The Commission manages EU taxpayer’s funds in compliance with the EU regulatory framework. It continuously strives to improve its systems to ensure transparency towards the EU taxpayers. The recommendations of the European Court of Auditors will feed into these efforts.

The rules on sub-granting were clarified in the 2018 Financial Regulation, including within the context of networks of non-governmental organisations (NGOs), ensuring their consistent application. For projects implemented by several beneficiaries, in some policy areas (e.g. research) the Commission already records information on all beneficiaries of EU funds. In others (e.g. external relations), the Commission is developing a management system that will enable recording of funding to all beneficiaries contracted by the EU. It is to be finalised by 2021. In indirect management, the Commission is committed to ensuring, through appropriate verifications, that United Nations bodies correctly apply their rules and procedures.

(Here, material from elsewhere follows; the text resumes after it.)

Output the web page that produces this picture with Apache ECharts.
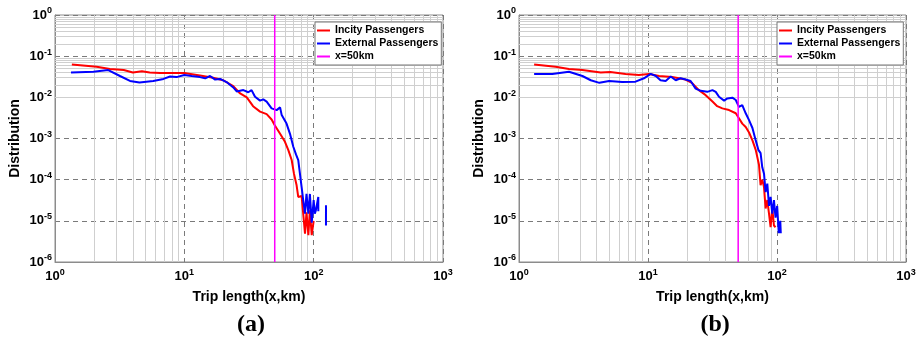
<!DOCTYPE html>
<html>
<head>
<meta charset="utf-8">
<script src="https://cdn.jsdelivr.net/npm/echarts@6/dist/echarts.min.js"></script>
<style>
  html, body {margin: 0; padding: 0; background: #fff;}
  #chart {width: 919px; height: 338px;}
</style>
</head>
<body>
<div id="chart"></div>
<script>
// trip length distributions, panel (a)
const incityA = [
  [1.35, 0.063], [2.1, 0.055], [2.66, 0.049], [3.4, 0.046], [4.0, 0.040], [4.7, 0.043],
  [5.4, 0.040], [6.5, 0.039], [10, 0.039], [13.2, 0.034], [16.7, 0.030], [20, 0.026],
  [23.9, 0.0187], [27, 0.0124], [30.4, 0.010], [34, 0.0061], [38.5, 0.0045], [43.3, 0.0039],
  [47.3, 0.0029], [50, 0.0021], [55, 0.0013], [60, 0.00083], [63.7, 0.00052], [67.6, 0.0003],
  [70.4, 0.00014], [73.8, 7.3e-5], [76, 3.8e-5], [80.7, 4e-5], [83, 1.5e-5], [85.7, 4.9e-6],
  [88, 1.6e-5], [91, 4.5e-6], [93.5, 1.8e-5], [96.6, 4.5e-6], [100, 1e-5]
];
const externalA = [
  [1.33, 0.040], [1.98, 0.042], [2.58, 0.046], [3.18, 0.033], [3.8, 0.025], [4.5, 0.023],
  [5.75, 0.025], [6.9, 0.028], [7.75, 0.032], [8.7, 0.031], [10, 0.035], [11.4, 0.033],
  [13.2, 0.031], [14.5, 0.029], [15.8, 0.033], [17.3, 0.027], [18.9, 0.028], [21.2, 0.0235],
  [23.9, 0.0174], [25.4, 0.0139], [28.6, 0.015], [31.2, 0.0133], [33.1, 0.015], [35.2, 0.0103],
  [38.5, 0.0083], [40.8, 0.0089], [43.3, 0.0079], [47.3, 0.0054], [51.7, 0.0049], [55, 0.0057],
  [56.6, 0.0037], [61.7, 0.0023], [65.6, 0.0013], [69.6, 0.00063], [73, 0.00041], [76, 0.0003],
  [78.3, 0.00014], [80.7, 6.6e-5], [83, 3.2e-5], [85.7, 1.5e-5], [88, 4.5e-5], [91, 1.5e-5],
  [93.5, 4.5e-5], [96.6, 9e-6], [100, 3.2e-5], [102, 1.5e-5], [104, 1.8e-5], [108.6, 3.8e-5],
  [108.6, 1.7e-5], [115, '-'], [124.5, 2.4e-5], [124.5, 7.7e-6]
];
// panel (b)
const incityB = [
  [1.31, 0.063], [1.92, 0.055], [2.44, 0.049], [3.1, 0.046], [4.3, 0.040], [5.1, 0.041],
  [6.7, 0.037], [8.5, 0.035], [10.2, 0.037], [12.2, 0.033], [15.4, 0.031], [19.5, 0.027],
  [21.9, 0.0225], [24.8, 0.015], [28, 0.0113], [31.6, 0.0079], [34.4, 0.0061], [37.7, 0.0054],
  [42.5, 0.0049], [47.9, 0.0041], [50.7, 0.0031], [53.8, 0.0023], [57.2, 0.0019], [60.7, 0.0014],
  [64.5, 0.0009], [68.4, 0.00053], [72.5, 0.00023], [74.6, 7.3e-5], [76.9, 1e-4], [79.3, 6.6e-5],
  [81.6, 2e-5], [84.1, 3.2e-5], [86.7, 1.5e-5], [89.2, 7e-6], [91.9, 2e-5], [94.7, 7.7e-6],
  [97.4, 7e-6]
];
const externalB = [
  [1.31, 0.037], [1.81, 0.037], [2.44, 0.042], [3.1, 0.033], [3.6, 0.026], [4.2, 0.0225],
  [5.0, 0.025], [6.3, 0.0235], [8.0, 0.024], [9.3, 0.029], [10.5, 0.037], [11.5, 0.033],
  [12.5, 0.026], [13.7, 0.025], [15, 0.032], [16.4, 0.026], [17.9, 0.029], [19.6, 0.027],
  [21.4, 0.025], [23.4, 0.0163], [25.6, 0.0144], [28.8, 0.0136], [31.6, 0.015], [33.5, 0.0136],
  [35.5, 0.0103], [38.9, 0.0083], [41.2, 0.0094], [45.1, 0.0098], [47.9, 0.0086], [50.7, 0.0059],
  [53.8, 0.0065], [57.2, 0.0041], [60.7, 0.0028], [64.5, 0.0018], [68.4, 0.0009], [71.7, 0.00053],
  [74.6, 0.00044], [76.9, 0.0002], [79.3, 0.00014], [81.6, 5e-5], [84.1, 8e-5], [86.7, 2.3e-5],
  [89.2, 3.8e-5], [91.9, 1.5e-5], [94.7, 3.2e-5], [97.4, 1.2e-5], [100.3, 2.3e-5], [103.2, 5e-6],
  [106, 1e-5], [107, 5e-6]
];
const cutoffKm = 50;
const xRange = [1, 1000];
const yRange = [1e-6, 1];
const legendNames = ['Incity Passengers', 'External Passengers', 'x=50km'];
const panelLabels = ['(a)', '(b)'];

const FONT = 'Liberation Sans';

// light minor grid lines at 2..9 of each decade
const minorLines = (lo, hi) => {
  const out = [];
  for (let e = Math.round(Math.log10(lo)); e < Math.round(Math.log10(hi)); e++) {
    for (let m = 2; m <= 9; m++) out.push(m * Math.pow(10, e));
  }
  return out;
};
const xMinor = minorLines(xRange[0], xRange[1]);
const yMinor = minorLines(yRange[0], yRange[1]);

const powLabel = v => {
  const e = Math.round(Math.log10(v));
  return '{b|10}{s|' + e + '}';
};
const labelRich = {
  b: {fontFamily: FONT, fontWeight: 'bold', fontSize: 13, color: '#000'},
  s: {fontFamily: FONT, fontWeight: 'bold', fontSize: 9, color: '#000', verticalAlign: 'top', padding: [0, 0, 8, 0]}
};

const grids = [
  {left: 55, top: 15, width: 388, height: 247},
  {left: 519, top: 15, width: 387, height: 247}
];
const legendPos = [{left: 315, top: 22}, {left: 777, top: 22}];

const xAxes = grids.map((g, i) => ({
  type: 'log', gridIndex: i, min: xRange[0], max: xRange[1], logBase: 10, splitNumber: 3,
  name: 'Trip length(x,km)', nameLocation: 'middle', nameGap: 28,
  nameTextStyle: {fontFamily: FONT, fontWeight: 'bold', fontSize: 14, color: '#000'},
  axisLine: {lineStyle: {color: '#8c8c8c'}},
  axisTick: {show: false},
  axisLabel: {margin: 6, formatter: powLabel, rich: labelRich},
  splitLine: {show: true, lineStyle: {color: '#7a7a7a', type: [5, 4], width: 1}}
}));
const yAxes = grids.map((g, i) => ({
  type: 'log', gridIndex: i, min: yRange[0], max: yRange[1], logBase: 10, splitNumber: 6,
  name: 'Distribution', nameLocation: 'middle', nameGap: 33,
  nameTextStyle: {fontFamily: FONT, fontWeight: 'bold', fontSize: 14, color: '#000'},
  axisLine: {lineStyle: {color: '#8c8c8c'}},
  axisTick: {show: false},
  axisLabel: {margin: 3, formatter: powLabel, rich: labelRich},
  splitLine: {show: true, lineStyle: {color: '#7a7a7a', type: [5, 4], width: 1}}
}));

const panels = [[incityA, externalA], [incityB, externalB]];
const series = [];
panels.forEach((p, i) => {
  series.push({
    type: 'scatter', xAxisIndex: i, yAxisIndex: i, data: [[1, 1]], symbolSize: 0,
    silent: true, z: 1,
    markLine: {
      silent: true, z: 1, symbol: ['none', 'none'], label: {show: false}, animation: false,
      lineStyle: {type: 'solid', color: '#cfcfcf', width: 1},
      data: xMinor.map(v => ({xAxis: v})).concat(yMinor.map(v => ({yAxis: v})))
    }
  });
  series.push({
    name: legendNames[0], type: 'line', xAxisIndex: i, yAxisIndex: i, data: p[0],
    showSymbol: false, symbol: 'none', color: '#ff0000', lineStyle: {width: 2, color: '#ff0000'}, z: 3
  });
  series.push({
    name: legendNames[1], type: 'line', xAxisIndex: i, yAxisIndex: i, data: p[1],
    showSymbol: false, symbol: 'none', color: '#0000ff', lineStyle: {width: 2, color: '#0000ff'}, z: 4,
    connectNulls: false
  });
  series.push({
    name: legendNames[2], type: 'line', xAxisIndex: i, yAxisIndex: i,
    data: [[cutoffKm, yRange[0]], [cutoffKm, yRange[1]]],
    showSymbol: false, symbol: 'none', color: '#ff00ff', lineStyle: {width: 1.5, color: '#ff00ff'}, z: 5
  });
});

const chart = echarts.init(document.getElementById('chart'), null, {renderer: 'canvas'});
chart.setOption({
  animation: false,
  backgroundColor: '#fff',
  grid: grids.map(g => ({...g, show: true, borderColor: '#8c8c8c', borderWidth: 1, backgroundColor: 'transparent'})),
  xAxis: xAxes,
  yAxis: yAxes,
  legend: legendPos.map(pos => ({
    ...pos, orient: 'vertical', data: legendNames, selectedMode: false, z: 10,
    backgroundColor: '#fff', borderColor: '#777', borderWidth: 1, borderRadius: 0,
    padding: [3, 3, 3, 2], itemGap: 2, itemWidth: 13, itemHeight: 2, icon: 'rect',
    textStyle: {fontFamily: FONT, fontWeight: 'bold', fontSize: 10.5, color: '#000'}
  })),
  graphic: panelLabels.map((t, i) => ({
    type: 'text', left: grids[i].left + grids[i].width / 2 - 12, top: 313,
    style: {text: t, fontFamily: 'Liberation Serif', fontWeight: 'bold', fontSize: 24, fill: '#000'}
  })),
  series: series
});
</script>
</body>
</html>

On the justification for the system used to classify entities as NGOs, note that while the term NGO is widely used, it has no official definition in international or EC law. There are however two generally accepted criteria to consider an entity as an NGO: it is both private and not-for profit. Entities meeting these two criteria, which are objective and verified by the Commission services, are allowed to identify themselves as an NGO. Changes to the system would require an EU level harmonisation of the concept of an NGO and should be agreed by the legislator. The Commission cannot establish such criteria acting alone. In addition, diverse understandings of ‘NGOs’ between countries or policy areas suggest that such harmonisation may be problematic.